Ojalá el perdón apague la mecha de la bárbara hoguera contemporánea, esa mecha que se ha prendido con un combustible de odio, resentimiento, intolerancia y palabra virulenta. Ese odio que es capaz no solo de aplastar al enemigo hasta volverlo nada, sino saltar sobre su cadáver, aplastar la herida hasta que salga pus, destrozarlo, danzar alrededor de su derrota, arrastrarlo, cortarlo en pedacitos, relamerse y frotarse las manos…“bienechito”.
Ojalá que no veamos más esas escenas tan tristes y dolorosas como las de las quemas de periódicos! ¡Más tristes que los juicios mismos y todo ese sainete! ¡Si alguno de los directivos de El Universo salía a la calle por la puerta delantera, el día de la disparatada sentencia, lo arrastraban! ¡Lo linchaban! ¡Lo quemaban vivo! ¡Qué saña la de algunos ciudadanos!
No hay cómo debatir si no es a punta de insultos y descalificaciones. No hay cómo hablar si no es a gritos. No hay cómo poner argumentos sobre la mesa sin recibir las más disparatadas groserías como respuesta. Todo… menos argumentos para el sano y urgente debate, para la construcción de ciudadanía, para repensar el papel de los medios y el papel del poder. Todo, menos respeto a la hora del disenso, indispensable para llegar a acuerdos. Eso sí, mucho estereotipo a la hora de salpimentar las discusiones, mucho de buenos y malos, mucho derechas e izquierdas, mucho de estás conmigo o estás contra mí, mucha consigna gastada y trasnochada, y, además, pocas -o ninguna- pruebas a la hora de acusar al contrincante en esa nefasta e innecesaria batalla; pocas o ninguna idea, más allá de la descalificación al otro y de las generalizaciones y lugares comunes.
Ojalá esa mecha encendida, esa exaltación colectiva, esa ira contenida, esa sinrazón, esa crispación innecesaria, no termine por causar víctimas mortales en las marchas y contramarchas anunciadas para este mes.

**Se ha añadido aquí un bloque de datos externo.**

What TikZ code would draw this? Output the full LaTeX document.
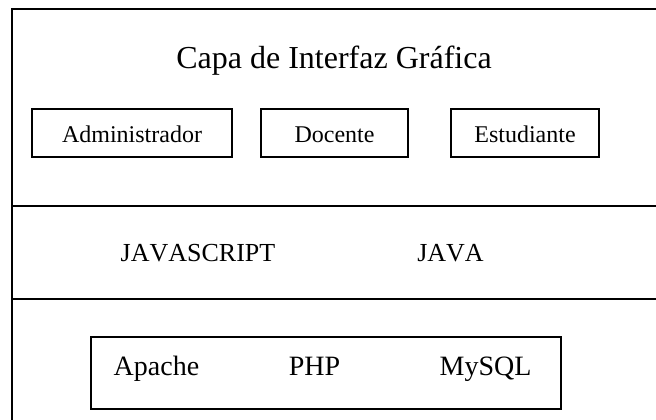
\documentclass[tikz,border=0pt]{standalone}
\usepackage{fontspec}
\setmainfont[Kerning=Off]{Liberation Serif}
\begin{document}
\begin{tikzpicture}[x=0.75pt,y=-0.75pt,
  frame/.style={line width=1.5pt},
  rolebox/.style={draw,line width=1pt,minimum height=48*0.75pt,inner sep=0pt,text height=15pt,text depth=0pt,font=\fontsize{18}{20}\selectfont},
  label/.style={anchor=base,inner sep=0pt},
]
\useasboundingbox (0,0) rectangle (656,420);
\clip (0,0) rectangle (656,420);
% outer frame (cut at right and bottom)
\coordinate (tl) at (12,9);
\coordinate (tr) at (700,9);
\coordinate (bl) at (12,470);
\draw[frame] (tr) -- (tl) -- (bl);
\coordinate (d1l) at (12,206);
\coordinate (d1r) at (700,206);
\coordinate (d2l) at (12,299);
\coordinate (d2r) at (700,299);
\draw[frame] (d1l) -- (d1r);
\draw[frame] (d2l) -- (d2r);
% title
\node[label,font=\fontsize{24}{28}\selectfont] (title) at (334,69) {Capa de Interfaz Gráfica};
% role boxes
\node[rolebox,minimum width=200*0.75pt] (admin) at (132,133) {Administrador};
\node[rolebox,minimum width=147*0.75pt] (doc) at (334.5,133) {Docente};
\node[rolebox,minimum width=148*0.75pt] (est) at (525,133) {Estudiante};
% middle layer
\node[label,font=\fontsize{19.5}{22}\selectfont] (js) at (198,262) {JAVASCRIPT};
\node[label,font=\fontsize{19.5}{22}\selectfont] (java) at (450.5,262) {JAVA};
% bottom layer
\node[draw,line width=1pt,minimum width=470*0.75pt,minimum height=72*0.75pt,inner sep=0pt] (srv) at (326,373) {};
\node[label,font=\fontsize{21}{24}\selectfont] (apache) at (156.5,375) {Apache};
\node[label,font=\fontsize{21}{24}\selectfont] (php) at (314.5,375) {PHP};
\node[label,font=\fontsize{21}{24}\selectfont] (mysql) at (485.5,375) {MySQL};
\end{tikzpicture}
\end{document}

Ojalá pudiéramos reemplazar los adjetivos por los verbos en esa retórica incendiaria: calificar -y descalificar- menos y, en lugar de eso, hacer, pensar, trabajar y producir más. Ojalá pudiera hacerse una tregua de silencio, sin palabras hirientes, antes de que sea demasiado tarde. Y recuperar la cordura. Recuperar el sano debate y la voz sensata. Sentarse en la mesa sin temor a que las palabras lastimen. Recuperar la risa. Y el humor. Y las ideas. E incluso marchar, por los descontentos, por los desacuerdos y por los principios, con bandera blanca, sin temor a enfrentar palos, garrotes, puños y piedras, vengan de donde vengan.
Una tregua. Sí. Una tregua. Ojalá la mecha encendida de extinga, de a poco, y nos obligue a cierta coherencia, a cierto respeto, a caminar, por un momento, en los zapatos del otro.